→ **Data extract**
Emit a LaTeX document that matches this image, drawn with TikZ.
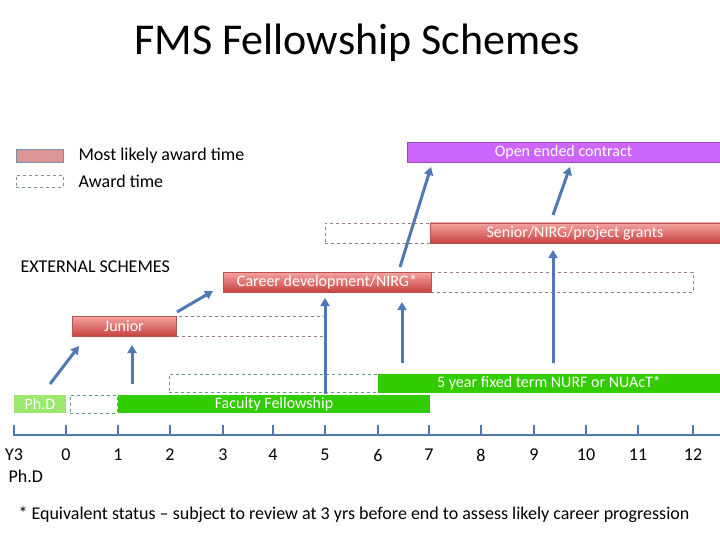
\documentclass[tikz,border=0pt]{standalone}
\usepackage{fontspec}
\setmainfont{Carlito}
\usetikzlibrary{arrows.meta}

\definecolor{redtop}{HTML}{F4A4A2}
\definecolor{redbot}{HTML}{C8423F}
\definecolor{redline}{HTML}{B65350}
\definecolor{gapred}{HTML}{A07A7A}
\definecolor{gapgreen}{HTML}{5A9E8A}
\definecolor{keyline}{HTML}{7890A8}
\definecolor{keypink}{HTML}{DA9594}
\definecolor{openpurple}{HTML}{CC66FF}
\definecolor{fellowgreen}{HTML}{33CC00}
\definecolor{phdgreen}{HTML}{9CE86C}
\definecolor{arrowblue}{HTML}{5079B4}

\begin{document}
\begin{tikzpicture}[x=1pt, y=-1pt,
  box/.style = {anchor=north west, inner sep=0pt, outer sep=0pt, text=white,
                font=\fontsize{16}{18}\selectfont},
  redbar/.style = {box, draw=redline, top color=redtop, bottom color=redbot},
  greenbar/.style = {box, fill=fellowgreen},
  redgap/.style = {box, draw=gapred, dashed, thick},
  greengap/.style = {box, draw=gapgreen, dashed, thick},
  upline/.style = {draw=arrowblue, line width=3pt, -{Triangle[length=8pt,width=9pt]}},
  label/.style = {font=\fontsize{18}{20}\selectfont}]
\useasboundingbox (0,0) rectangle (720,540);

\node [font=\fontsize{44}{48}\selectfont] (title) at (357,43) {FMS Fellowship Schemes};

% key
\node [box, draw=keyline, fill=keypink, minimum width=47pt, minimum height=13pt] (keylikely) at (16,149) {};
\node [box, draw=keyline, dashed, minimum width=47pt, minimum height=12pt] (keyaward) at (16,175) {};
\node [label, anchor=west] (likelytext) at (75,156) {Most likely award time};
\node [label, anchor=west] (awardtext) at (75,181) {Award time};
\node [label, anchor=west] (external) at (17,267) {EXTERNAL SCHEMES};

% external schemes
\node [box, draw=openpurple!75!black, fill=openpurple, minimum width=313pt, minimum height=20pt] (open) at (407,142) {Open ended contract};
\node [redgap, minimum width=105pt, minimum height=20pt] (seniorgap) at (325,223) {};
\node [redbar, minimum width=290pt, minimum height=20pt] (senior) at (430,223) {Senior/NIRG/project grants};
\node [redgap, minimum width=262pt, minimum height=20pt] (careergap) at (431,272) {};
\node [redbar, minimum width=208pt, minimum height=20pt] (career) at (223,272) {Career development/NIRG*};
\node [redgap, minimum width=149pt, minimum height=20pt] (juniorgap) at (176,316) {};
\node [redbar, minimum width=104pt, minimum height=20pt] (junior) at (72,316) {Junior};

% faculty schemes
\node [greengap, minimum width=209pt, minimum height=18pt] (nurfgap) at (169,374) {};
\node [greenbar, minimum width=342pt, minimum height=19pt] (nurf) at (378,374) {5 year fixed term NURF or NUAcT*};
\node [box, fill=phdgreen, minimum width=52pt, minimum height=18pt] (phd) at (14,395) {Ph.D};
\node [greengap, minimum width=47pt, minimum height=18pt] (facultygap) at (70,395) {};
\node [greenbar, minimum width=312pt, minimum height=18pt] (faculty) at (118,395) {Faculty Fellowship};

% arrows
\coordinate (a1) at (50,384);   \coordinate (b1) at (79,346);
\coordinate (a2) at (132,384);  \coordinate (b2) at (132,345);
\coordinate (a3) at (177,312);  \coordinate (b3) at (213,291);
\coordinate (a4) at (325,394);  \coordinate (b4) at (325,298);
\coordinate (a5) at (402,363);  \coordinate (b5) at (402,302);
\coordinate (a6) at (400,267);  \coordinate (b6) at (431,167);
\coordinate (a7) at (553,363);  \coordinate (b7) at (553,250);
\coordinate (a8) at (553,215);  \coordinate (b8) at (570,167);
\foreach \i in {1,...,8}
  \draw [upline] (a\i) -- (b\i);

% time line
\draw [arrowblue, line width=2.5pt] (14,435) -- (720,435);
\foreach \x/\yr in {14/Y3, 66/0, 118/1, 170/2, 223/3, 273/4, 325/5, 378/6, 429/7, 481/8, 534/9, 586/10, 638/11, 693/12}
{
  \draw [arrowblue, line width=2.5pt] (\x,436) -- (\x,425);
  \node [label] (yr\yr) at (\x,455) {\yr};
}
\node [label, anchor=west] (phdyr) at (5,476) {Ph.D};

\node [label, anchor=west] (note) at (15,515) {* Equivalent status -- subject to review at 3 yrs before end to assess likely career progression};
\end{tikzpicture}
\end{document}
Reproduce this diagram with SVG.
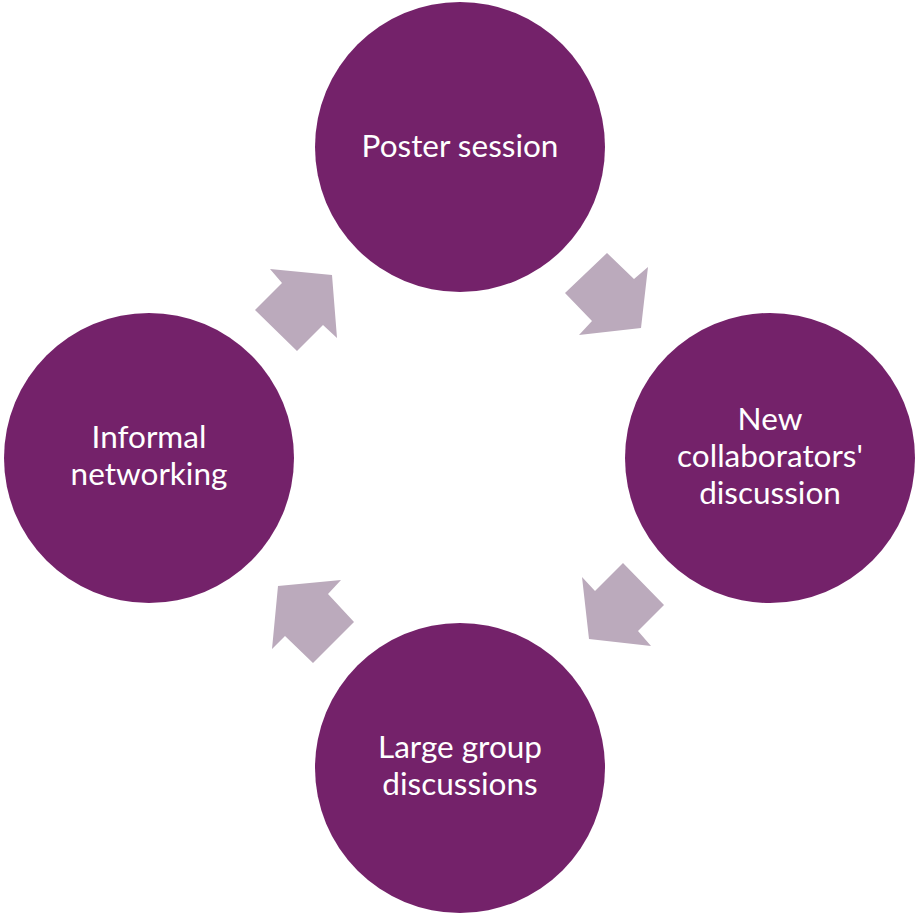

→ **The exercise**
Quote the material exactly. Pictures stay out.

→ **Problem solution**
Emit a LaTeX document that matches this image, drawn with TikZ.
\documentclass[tikz,border=0pt]{standalone}
\usepackage{fontspec}
\setmainfont{Carlito}
\usetikzlibrary{arrows.meta}

\definecolor{redtop}{HTML}{F4A4A2}
\definecolor{redbot}{HTML}{C8423F}
\definecolor{redline}{HTML}{B65350}
\definecolor{gapred}{HTML}{A07A7A}
\definecolor{gapgreen}{HTML}{5A9E8A}
\definecolor{keyline}{HTML}{7890A8}
\definecolor{keypink}{HTML}{DA9594}
\definecolor{openpurple}{HTML}{CC66FF}
\definecolor{fellowgreen}{HTML}{33CC00}
\definecolor{phdgreen}{HTML}{9CE86C}
\definecolor{arrowblue}{HTML}{5079B4}

\begin{document}
\begin{tikzpicture}[x=1pt, y=-1pt,
  box/.style = {anchor=north west, inner sep=0pt, outer sep=0pt, text=white,
                font=\fontsize{16}{18}\selectfont},
  redbar/.style = {box, draw=redline, top color=redtop, bottom color=redbot},
  greenbar/.style = {box, fill=fellowgreen},
  redgap/.style = {box, draw=gapred, dashed, thick},
  greengap/.style = {box, draw=gapgreen, dashed, thick},
  upline/.style = {draw=arrowblue, line width=3pt, -{Triangle[length=8pt,width=9pt]}},
  label/.style = {font=\fontsize{18}{20}\selectfont}]
\useasboundingbox (0,0) rectangle (720,540);

\node [font=\fontsize{44}{48}\selectfont] (title) at (357,43) {FMS Fellowship Schemes};

% key
\node [box, draw=keyline, fill=keypink, minimum width=47pt, minimum height=13pt] (keylikely) at (16,149) {};
\node [box, draw=keyline, dashed, minimum width=47pt, minimum height=12pt] (keyaward) at (16,175) {};
\node [label, anchor=west] (likelytext) at (75,156) {Most likely award time};
\node [label, anchor=west] (awardtext) at (75,181) {Award time};
\node [label, anchor=west] (external) at (17,267) {EXTERNAL SCHEMES};

% external schemes
\node [box, draw=openpurple!75!black, fill=openpurple, minimum width=313pt, minimum height=20pt] (open) at (407,142) {Open ended contract};
\node [redgap, minimum width=105pt, minimum height=20pt] (seniorgap) at (325,223) {};
\node [redbar, minimum width=290pt, minimum height=20pt] (senior) at (430,223) {Senior/NIRG/project grants};
\node [redgap, minimum width=262pt, minimum height=20pt] (careergap) at (431,272) {};
\node [redbar, minimum width=208pt, minimum height=20pt] (career) at (223,272) {Career development/NIRG*};
\node [redgap, minimum width=149pt, minimum height=20pt] (juniorgap) at (176,316) {};
\node [redbar, minimum width=104pt, minimum height=20pt] (junior) at (72,316) {Junior};

% faculty schemes
\node [greengap, minimum width=209pt, minimum height=18pt] (nurfgap) at (169,374) {};
\node [greenbar, minimum width=342pt, minimum height=19pt] (nurf) at (378,374) {5 year fixed term NURF or NUAcT*};
\node [box, fill=phdgreen, minimum width=52pt, minimum height=18pt] (phd) at (14,395) {Ph.D};
\node [greengap, minimum width=47pt, minimum height=18pt] (facultygap) at (70,395) {};
\node [greenbar, minimum width=312pt, minimum height=18pt] (faculty) at (118,395) {Faculty Fellowship};

% arrows
\coordinate (a1) at (50,384);   \coordinate (b1) at (79,346);
\coordinate (a2) at (132,384);  \coordinate (b2) at (132,345);
\coordinate (a3) at (177,312);  \coordinate (b3) at (213,291);
\coordinate (a4) at (325,394);  \coordinate (b4) at (325,298);
\coordinate (a5) at (402,363);  \coordinate (b5) at (402,302);
\coordinate (a6) at (400,267);  \coordinate (b6) at (431,167);
\coordinate (a7) at (553,363);  \coordinate (b7) at (553,250);
\coordinate (a8) at (553,215);  \coordinate (b8) at (570,167);
\foreach \i in {1,...,8}
  \draw [upline] (a\i) -- (b\i);

% time line
\draw [arrowblue, line width=2.5pt] (14,435) -- (720,435);
\foreach \x/\yr in {14/Y3, 66/0, 118/1, 170/2, 223/3, 273/4, 325/5, 378/6, 429/7, 481/8, 534/9, 586/10, 638/11, 693/12}
{
  \draw [arrowblue, line width=2.5pt] (\x,436) -- (\x,425);
  \node [label] (yr\yr) at (\x,455) {\yr};
}
\node [label, anchor=west] (phdyr) at (5,476) {Ph.D};

\node [label, anchor=west] (note) at (15,515) {* Equivalent status -- subject to review at 3 yrs before end to assess likely career progression};
\end{tikzpicture}
\end{document}
Reproduce this diagram with SVG.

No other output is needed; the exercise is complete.